Problem to work on - Pictures excluded, reproduce exactly the lines below from the one with "Recreate this image" through the one with "2306, 2425, 2968]", both included.

Stored records -

+++

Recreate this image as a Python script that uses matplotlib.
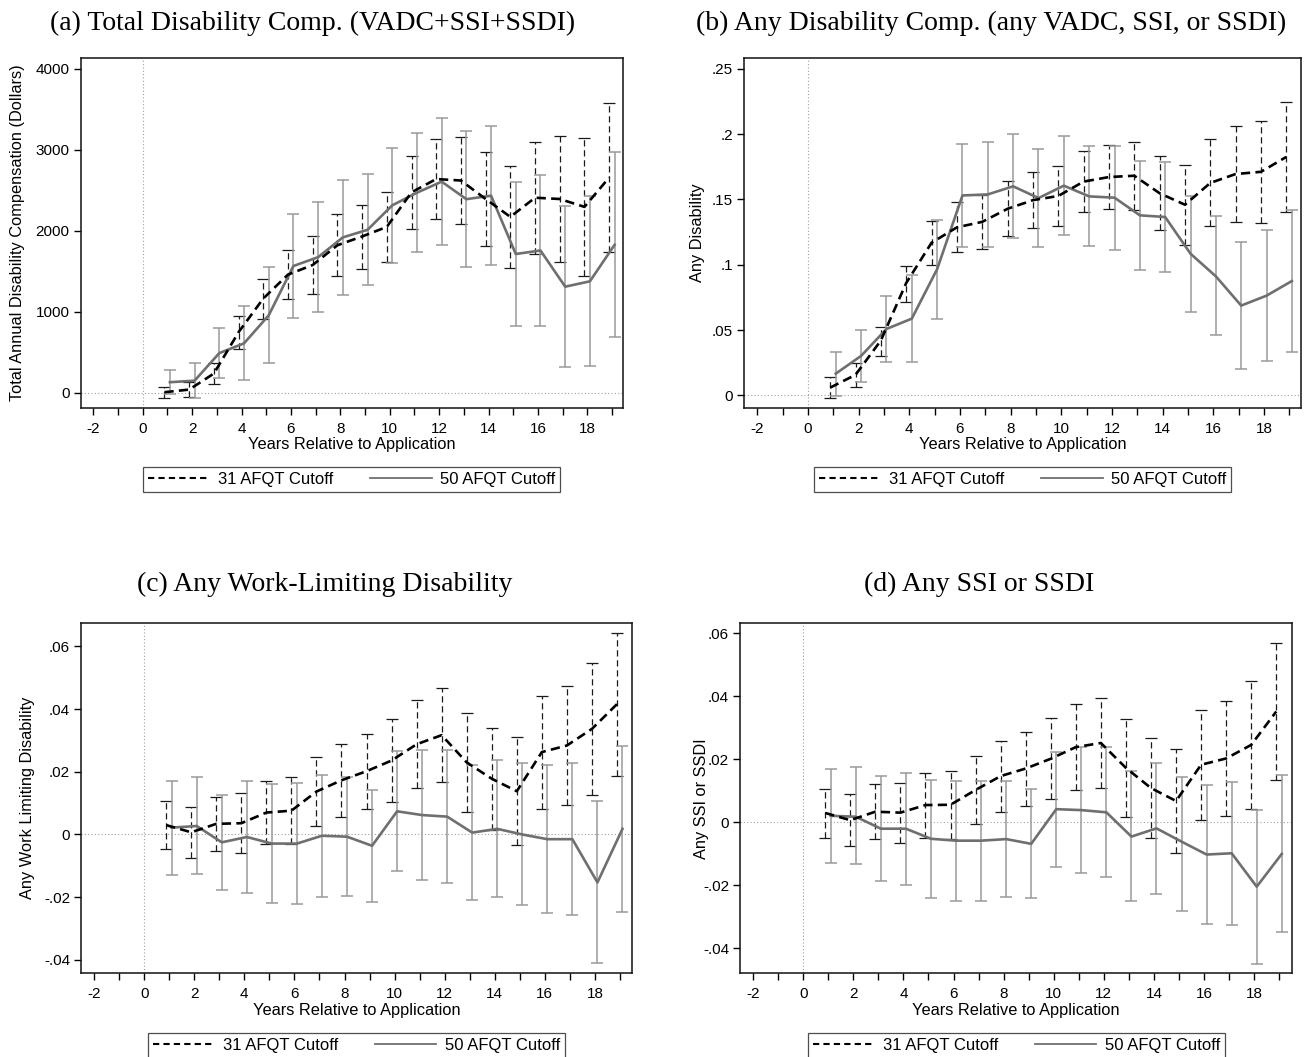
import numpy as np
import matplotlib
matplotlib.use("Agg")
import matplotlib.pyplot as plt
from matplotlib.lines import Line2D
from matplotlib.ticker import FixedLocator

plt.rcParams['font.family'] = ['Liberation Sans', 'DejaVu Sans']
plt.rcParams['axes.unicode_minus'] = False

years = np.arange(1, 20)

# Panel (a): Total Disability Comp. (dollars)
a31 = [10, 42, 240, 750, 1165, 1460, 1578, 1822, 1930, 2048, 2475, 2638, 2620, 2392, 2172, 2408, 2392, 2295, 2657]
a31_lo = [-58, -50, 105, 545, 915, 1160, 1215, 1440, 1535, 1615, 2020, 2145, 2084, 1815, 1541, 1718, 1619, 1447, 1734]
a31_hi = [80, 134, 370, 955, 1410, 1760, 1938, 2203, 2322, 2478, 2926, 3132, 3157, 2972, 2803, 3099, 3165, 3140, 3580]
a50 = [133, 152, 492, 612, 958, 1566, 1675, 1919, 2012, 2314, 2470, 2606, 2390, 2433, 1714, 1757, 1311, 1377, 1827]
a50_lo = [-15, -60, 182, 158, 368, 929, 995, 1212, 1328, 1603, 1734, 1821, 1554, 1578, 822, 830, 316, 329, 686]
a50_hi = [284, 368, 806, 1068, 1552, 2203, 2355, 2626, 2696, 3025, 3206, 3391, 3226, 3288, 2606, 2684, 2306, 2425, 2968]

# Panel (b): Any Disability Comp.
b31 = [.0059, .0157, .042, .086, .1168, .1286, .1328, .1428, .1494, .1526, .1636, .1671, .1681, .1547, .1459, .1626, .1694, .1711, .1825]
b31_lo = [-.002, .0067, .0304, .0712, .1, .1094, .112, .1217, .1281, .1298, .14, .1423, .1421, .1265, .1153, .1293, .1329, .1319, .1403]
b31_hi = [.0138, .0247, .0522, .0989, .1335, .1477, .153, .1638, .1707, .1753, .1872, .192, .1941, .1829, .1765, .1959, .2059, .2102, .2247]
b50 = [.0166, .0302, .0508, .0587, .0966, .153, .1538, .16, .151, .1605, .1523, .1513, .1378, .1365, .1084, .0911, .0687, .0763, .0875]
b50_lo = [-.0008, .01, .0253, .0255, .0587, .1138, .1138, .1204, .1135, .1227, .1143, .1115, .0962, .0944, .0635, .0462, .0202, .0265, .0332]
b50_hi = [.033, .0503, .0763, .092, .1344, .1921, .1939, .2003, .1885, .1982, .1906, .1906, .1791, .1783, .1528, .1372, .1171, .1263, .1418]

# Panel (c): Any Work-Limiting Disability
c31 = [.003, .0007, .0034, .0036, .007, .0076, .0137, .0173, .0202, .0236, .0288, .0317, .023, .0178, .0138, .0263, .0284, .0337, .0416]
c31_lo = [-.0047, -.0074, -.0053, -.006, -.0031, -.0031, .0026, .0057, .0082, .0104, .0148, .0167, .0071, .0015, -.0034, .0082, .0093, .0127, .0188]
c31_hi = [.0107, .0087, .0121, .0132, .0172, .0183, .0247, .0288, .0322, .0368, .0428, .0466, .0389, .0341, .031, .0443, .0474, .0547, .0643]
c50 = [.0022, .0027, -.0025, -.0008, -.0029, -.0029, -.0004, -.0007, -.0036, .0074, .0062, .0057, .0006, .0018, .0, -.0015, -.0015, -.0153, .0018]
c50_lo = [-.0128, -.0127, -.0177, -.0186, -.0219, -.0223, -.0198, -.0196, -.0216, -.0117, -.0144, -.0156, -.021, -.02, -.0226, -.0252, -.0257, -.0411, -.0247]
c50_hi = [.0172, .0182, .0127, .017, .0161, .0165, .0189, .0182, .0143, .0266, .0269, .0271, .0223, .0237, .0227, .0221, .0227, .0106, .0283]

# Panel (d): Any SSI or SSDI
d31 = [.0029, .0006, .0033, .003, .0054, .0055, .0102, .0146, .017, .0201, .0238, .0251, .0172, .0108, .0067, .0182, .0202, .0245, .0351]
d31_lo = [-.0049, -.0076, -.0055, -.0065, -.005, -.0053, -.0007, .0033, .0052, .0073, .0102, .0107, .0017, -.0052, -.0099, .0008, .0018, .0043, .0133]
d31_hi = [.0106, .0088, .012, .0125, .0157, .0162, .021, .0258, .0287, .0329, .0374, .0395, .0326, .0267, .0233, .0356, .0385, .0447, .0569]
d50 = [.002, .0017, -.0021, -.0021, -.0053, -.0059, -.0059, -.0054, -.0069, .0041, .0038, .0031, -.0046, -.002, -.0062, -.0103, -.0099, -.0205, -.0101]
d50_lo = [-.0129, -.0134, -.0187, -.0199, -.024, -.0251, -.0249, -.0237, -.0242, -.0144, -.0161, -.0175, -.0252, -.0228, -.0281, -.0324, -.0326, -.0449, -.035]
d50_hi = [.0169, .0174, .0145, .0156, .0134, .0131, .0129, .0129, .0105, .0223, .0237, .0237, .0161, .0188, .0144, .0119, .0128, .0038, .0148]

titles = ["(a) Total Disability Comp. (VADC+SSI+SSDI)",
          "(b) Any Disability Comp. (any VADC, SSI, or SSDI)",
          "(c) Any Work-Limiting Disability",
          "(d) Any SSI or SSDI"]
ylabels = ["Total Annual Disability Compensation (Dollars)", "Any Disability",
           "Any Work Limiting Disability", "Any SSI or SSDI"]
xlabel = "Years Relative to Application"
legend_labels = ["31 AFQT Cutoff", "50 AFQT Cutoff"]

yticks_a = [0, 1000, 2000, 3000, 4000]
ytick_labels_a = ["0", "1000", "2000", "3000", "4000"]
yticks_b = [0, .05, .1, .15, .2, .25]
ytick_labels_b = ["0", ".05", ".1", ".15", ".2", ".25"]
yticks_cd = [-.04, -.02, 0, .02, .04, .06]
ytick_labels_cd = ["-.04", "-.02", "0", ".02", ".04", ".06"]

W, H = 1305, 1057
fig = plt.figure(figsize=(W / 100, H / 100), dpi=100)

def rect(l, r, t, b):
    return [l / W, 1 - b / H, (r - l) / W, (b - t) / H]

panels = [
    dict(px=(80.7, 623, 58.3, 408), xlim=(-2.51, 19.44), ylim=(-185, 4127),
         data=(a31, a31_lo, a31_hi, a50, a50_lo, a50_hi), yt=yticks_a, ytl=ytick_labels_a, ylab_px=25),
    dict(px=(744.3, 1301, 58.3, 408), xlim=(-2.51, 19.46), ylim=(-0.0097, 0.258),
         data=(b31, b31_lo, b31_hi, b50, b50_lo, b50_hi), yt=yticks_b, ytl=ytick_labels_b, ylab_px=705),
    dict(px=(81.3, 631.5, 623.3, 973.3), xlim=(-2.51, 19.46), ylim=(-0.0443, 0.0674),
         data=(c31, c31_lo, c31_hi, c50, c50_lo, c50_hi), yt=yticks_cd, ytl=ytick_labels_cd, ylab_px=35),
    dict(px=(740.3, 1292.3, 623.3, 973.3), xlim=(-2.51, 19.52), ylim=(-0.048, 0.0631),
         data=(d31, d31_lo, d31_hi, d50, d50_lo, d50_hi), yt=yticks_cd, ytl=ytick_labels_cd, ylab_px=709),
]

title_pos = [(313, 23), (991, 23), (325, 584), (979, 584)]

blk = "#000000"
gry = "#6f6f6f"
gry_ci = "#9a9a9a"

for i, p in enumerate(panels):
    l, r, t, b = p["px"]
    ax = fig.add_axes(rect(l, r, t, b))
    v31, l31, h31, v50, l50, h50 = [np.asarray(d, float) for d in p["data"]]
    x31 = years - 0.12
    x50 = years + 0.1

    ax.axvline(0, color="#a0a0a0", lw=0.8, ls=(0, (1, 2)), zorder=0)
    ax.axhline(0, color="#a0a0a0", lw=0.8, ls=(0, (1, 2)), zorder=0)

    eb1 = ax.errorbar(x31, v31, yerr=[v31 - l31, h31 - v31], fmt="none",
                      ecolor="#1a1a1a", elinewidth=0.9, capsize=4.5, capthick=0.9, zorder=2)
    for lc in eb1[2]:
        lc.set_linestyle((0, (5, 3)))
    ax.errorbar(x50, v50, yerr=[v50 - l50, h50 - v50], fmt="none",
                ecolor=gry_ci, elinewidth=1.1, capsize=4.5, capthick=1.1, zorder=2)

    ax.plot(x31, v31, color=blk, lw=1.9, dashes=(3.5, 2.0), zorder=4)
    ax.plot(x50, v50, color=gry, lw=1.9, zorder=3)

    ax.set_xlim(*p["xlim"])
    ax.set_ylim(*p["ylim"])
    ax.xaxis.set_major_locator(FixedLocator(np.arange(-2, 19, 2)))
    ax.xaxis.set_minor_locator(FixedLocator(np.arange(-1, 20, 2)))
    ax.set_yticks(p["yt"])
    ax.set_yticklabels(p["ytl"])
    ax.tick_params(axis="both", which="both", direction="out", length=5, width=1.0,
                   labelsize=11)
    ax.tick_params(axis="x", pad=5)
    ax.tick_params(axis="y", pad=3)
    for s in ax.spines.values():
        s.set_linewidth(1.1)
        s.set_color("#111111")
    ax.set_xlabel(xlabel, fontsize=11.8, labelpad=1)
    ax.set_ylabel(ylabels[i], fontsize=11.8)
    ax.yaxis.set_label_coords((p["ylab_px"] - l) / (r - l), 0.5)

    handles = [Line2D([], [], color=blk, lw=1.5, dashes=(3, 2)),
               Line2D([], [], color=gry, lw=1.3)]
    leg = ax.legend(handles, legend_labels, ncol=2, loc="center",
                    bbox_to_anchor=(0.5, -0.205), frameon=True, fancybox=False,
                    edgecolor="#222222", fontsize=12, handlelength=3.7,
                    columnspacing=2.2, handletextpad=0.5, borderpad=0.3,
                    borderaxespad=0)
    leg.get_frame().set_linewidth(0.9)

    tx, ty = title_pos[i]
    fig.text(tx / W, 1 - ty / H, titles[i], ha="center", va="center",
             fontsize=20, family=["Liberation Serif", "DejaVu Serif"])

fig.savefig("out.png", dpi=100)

+++

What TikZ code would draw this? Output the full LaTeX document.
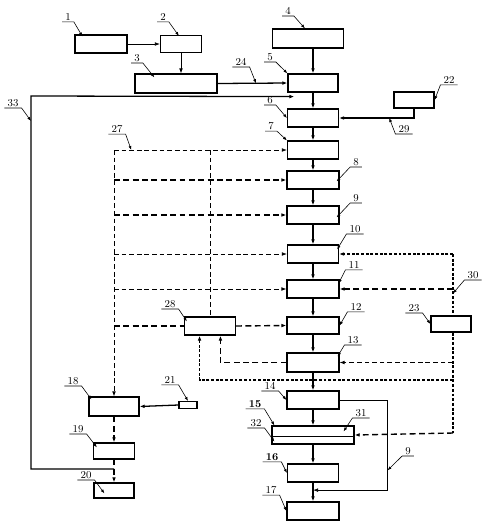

+++

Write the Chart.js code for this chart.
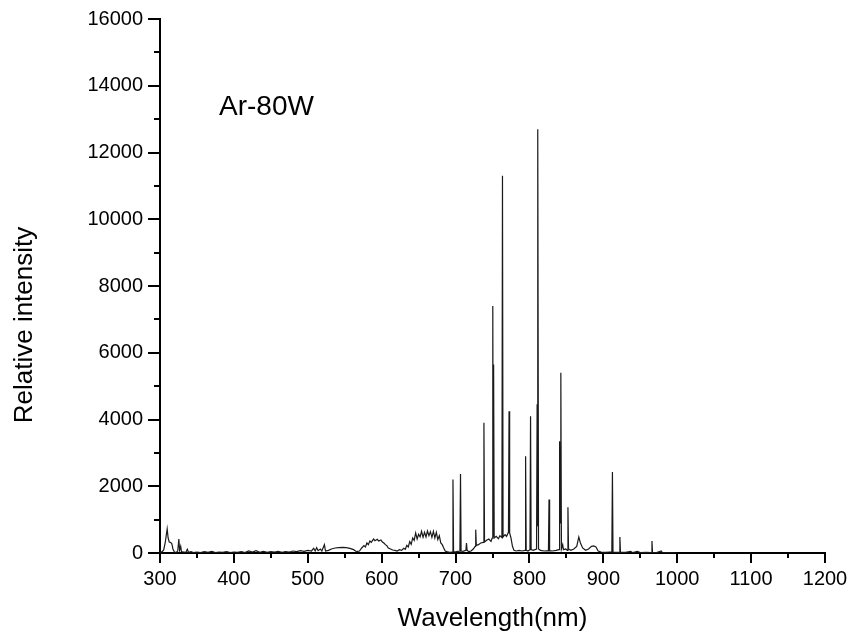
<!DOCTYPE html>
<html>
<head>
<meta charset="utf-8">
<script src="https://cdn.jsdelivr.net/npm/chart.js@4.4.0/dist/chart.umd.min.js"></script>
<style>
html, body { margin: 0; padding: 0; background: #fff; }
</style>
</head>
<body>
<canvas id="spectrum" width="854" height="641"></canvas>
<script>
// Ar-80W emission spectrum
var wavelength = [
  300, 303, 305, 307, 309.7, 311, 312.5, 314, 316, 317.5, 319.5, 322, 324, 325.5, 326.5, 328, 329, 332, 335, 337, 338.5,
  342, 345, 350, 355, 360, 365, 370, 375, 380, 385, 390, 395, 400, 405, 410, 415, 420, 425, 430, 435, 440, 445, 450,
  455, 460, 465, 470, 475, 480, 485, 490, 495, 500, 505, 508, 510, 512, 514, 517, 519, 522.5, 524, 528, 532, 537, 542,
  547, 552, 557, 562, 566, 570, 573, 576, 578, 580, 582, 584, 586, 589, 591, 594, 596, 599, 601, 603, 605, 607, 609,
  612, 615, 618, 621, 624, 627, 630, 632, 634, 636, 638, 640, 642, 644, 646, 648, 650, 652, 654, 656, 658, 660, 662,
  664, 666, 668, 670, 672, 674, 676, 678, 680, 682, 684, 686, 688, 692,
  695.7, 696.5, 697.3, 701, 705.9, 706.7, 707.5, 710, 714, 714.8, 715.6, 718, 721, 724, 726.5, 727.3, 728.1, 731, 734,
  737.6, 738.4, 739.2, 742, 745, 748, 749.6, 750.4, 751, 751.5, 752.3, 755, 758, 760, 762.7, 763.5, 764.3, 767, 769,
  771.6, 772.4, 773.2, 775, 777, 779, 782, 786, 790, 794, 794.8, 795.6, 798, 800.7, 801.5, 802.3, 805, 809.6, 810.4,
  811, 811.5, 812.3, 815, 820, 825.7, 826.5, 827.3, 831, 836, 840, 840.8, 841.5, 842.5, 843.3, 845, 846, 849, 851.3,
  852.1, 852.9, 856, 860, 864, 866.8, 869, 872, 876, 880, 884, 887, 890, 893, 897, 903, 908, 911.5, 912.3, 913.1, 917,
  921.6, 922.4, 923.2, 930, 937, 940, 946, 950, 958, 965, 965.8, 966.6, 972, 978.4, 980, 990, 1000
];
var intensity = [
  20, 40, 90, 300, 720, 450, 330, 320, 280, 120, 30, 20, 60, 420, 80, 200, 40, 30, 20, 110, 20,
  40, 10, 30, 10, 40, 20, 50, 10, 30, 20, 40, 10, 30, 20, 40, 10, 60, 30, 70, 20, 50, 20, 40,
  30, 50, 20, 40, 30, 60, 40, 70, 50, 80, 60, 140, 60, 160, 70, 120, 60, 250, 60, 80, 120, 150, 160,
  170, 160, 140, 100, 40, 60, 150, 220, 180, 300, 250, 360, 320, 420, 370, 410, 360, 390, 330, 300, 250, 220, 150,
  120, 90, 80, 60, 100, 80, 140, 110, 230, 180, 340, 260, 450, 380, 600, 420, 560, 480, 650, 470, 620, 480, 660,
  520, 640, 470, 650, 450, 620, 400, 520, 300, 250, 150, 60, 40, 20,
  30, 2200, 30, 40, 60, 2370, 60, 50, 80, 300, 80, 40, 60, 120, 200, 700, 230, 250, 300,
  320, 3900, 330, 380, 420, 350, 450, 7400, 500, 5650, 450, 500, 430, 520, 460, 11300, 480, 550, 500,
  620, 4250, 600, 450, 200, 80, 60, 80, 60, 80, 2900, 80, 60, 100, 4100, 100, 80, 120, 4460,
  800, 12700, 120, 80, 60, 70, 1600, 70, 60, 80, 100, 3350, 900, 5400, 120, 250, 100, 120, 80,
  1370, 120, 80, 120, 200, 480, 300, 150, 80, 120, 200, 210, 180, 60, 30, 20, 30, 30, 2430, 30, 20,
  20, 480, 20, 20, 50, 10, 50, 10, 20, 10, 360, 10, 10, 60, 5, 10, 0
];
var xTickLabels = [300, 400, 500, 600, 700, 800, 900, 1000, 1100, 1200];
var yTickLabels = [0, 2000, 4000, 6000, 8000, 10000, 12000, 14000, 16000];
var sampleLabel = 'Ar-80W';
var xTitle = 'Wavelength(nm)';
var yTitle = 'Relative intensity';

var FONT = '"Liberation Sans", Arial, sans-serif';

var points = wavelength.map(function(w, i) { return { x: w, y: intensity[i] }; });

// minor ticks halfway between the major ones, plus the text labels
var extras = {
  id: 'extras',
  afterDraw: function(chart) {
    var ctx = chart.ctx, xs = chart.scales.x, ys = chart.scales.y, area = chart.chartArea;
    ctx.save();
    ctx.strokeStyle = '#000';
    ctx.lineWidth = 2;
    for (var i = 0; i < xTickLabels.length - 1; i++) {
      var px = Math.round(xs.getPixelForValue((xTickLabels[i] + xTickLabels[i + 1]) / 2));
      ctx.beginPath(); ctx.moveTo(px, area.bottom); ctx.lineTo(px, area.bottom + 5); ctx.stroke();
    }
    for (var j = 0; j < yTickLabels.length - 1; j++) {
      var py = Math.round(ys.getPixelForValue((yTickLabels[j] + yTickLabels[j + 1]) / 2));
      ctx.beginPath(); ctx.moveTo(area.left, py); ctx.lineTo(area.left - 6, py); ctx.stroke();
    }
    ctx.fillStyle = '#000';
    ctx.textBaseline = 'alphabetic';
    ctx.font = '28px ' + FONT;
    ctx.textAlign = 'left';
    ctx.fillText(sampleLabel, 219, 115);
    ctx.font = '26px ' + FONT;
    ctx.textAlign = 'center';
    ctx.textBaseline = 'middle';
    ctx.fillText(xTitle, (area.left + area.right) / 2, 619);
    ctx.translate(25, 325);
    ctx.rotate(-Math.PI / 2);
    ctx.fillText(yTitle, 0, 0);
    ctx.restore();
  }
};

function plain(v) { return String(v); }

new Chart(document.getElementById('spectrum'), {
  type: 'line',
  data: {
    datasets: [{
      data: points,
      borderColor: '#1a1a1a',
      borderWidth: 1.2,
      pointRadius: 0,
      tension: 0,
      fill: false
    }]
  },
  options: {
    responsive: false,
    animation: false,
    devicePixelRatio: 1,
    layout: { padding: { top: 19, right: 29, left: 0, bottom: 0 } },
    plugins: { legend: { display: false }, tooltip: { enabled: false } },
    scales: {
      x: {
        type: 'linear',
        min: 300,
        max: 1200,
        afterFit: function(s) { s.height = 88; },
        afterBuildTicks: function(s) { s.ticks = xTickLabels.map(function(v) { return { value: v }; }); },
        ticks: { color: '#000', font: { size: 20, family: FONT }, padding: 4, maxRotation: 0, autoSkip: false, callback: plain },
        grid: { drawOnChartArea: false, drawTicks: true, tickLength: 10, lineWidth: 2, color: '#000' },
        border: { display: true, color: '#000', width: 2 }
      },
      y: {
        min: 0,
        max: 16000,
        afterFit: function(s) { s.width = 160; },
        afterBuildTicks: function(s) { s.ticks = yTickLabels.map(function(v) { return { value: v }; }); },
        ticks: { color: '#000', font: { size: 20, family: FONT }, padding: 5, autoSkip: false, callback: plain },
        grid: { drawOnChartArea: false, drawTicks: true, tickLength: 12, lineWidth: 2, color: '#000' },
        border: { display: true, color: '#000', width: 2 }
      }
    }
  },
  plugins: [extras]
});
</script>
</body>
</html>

+++

Task solution -
Recreate this image as a Python script that uses matplotlib.
import numpy as np
import matplotlib
matplotlib.use("Agg")
import matplotlib.pyplot as plt
from matplotlib.lines import Line2D
from matplotlib.ticker import FixedLocator

plt.rcParams['font.family'] = ['Liberation Sans', 'DejaVu Sans']
plt.rcParams['axes.unicode_minus'] = False

years = np.arange(1, 20)

# Panel (a): Total Disability Comp. (dollars)
a31 = [10, 42, 240, 750, 1165, 1460, 1578, 1822, 1930, 2048, 2475, 2638, 2620, 2392, 2172, 2408, 2392, 2295, 2657]
a31_lo = [-58, -50, 105, 545, 915, 1160, 1215, 1440, 1535, 1615, 2020, 2145, 2084, 1815, 1541, 1718, 1619, 1447, 1734]
a31_hi = [80, 134, 370, 955, 1410, 1760, 1938, 2203, 2322, 2478, 2926, 3132, 3157, 2972, 2803, 3099, 3165, 3140, 3580]
a50 = [133, 152, 492, 612, 958, 1566, 1675, 1919, 2012, 2314, 2470, 2606, 2390, 2433, 1714, 1757, 1311, 1377, 1827]
a50_lo = [-15, -60, 182, 158, 368, 929, 995, 1212, 1328, 1603, 1734, 1821, 1554, 1578, 822, 830, 316, 329, 686]
a50_hi = [284, 368, 806, 1068, 1552, 2203, 2355, 2626, 2696, 3025, 3206, 3391, 3226, 3288, 2606, 2684, 2306, 2425, 2968]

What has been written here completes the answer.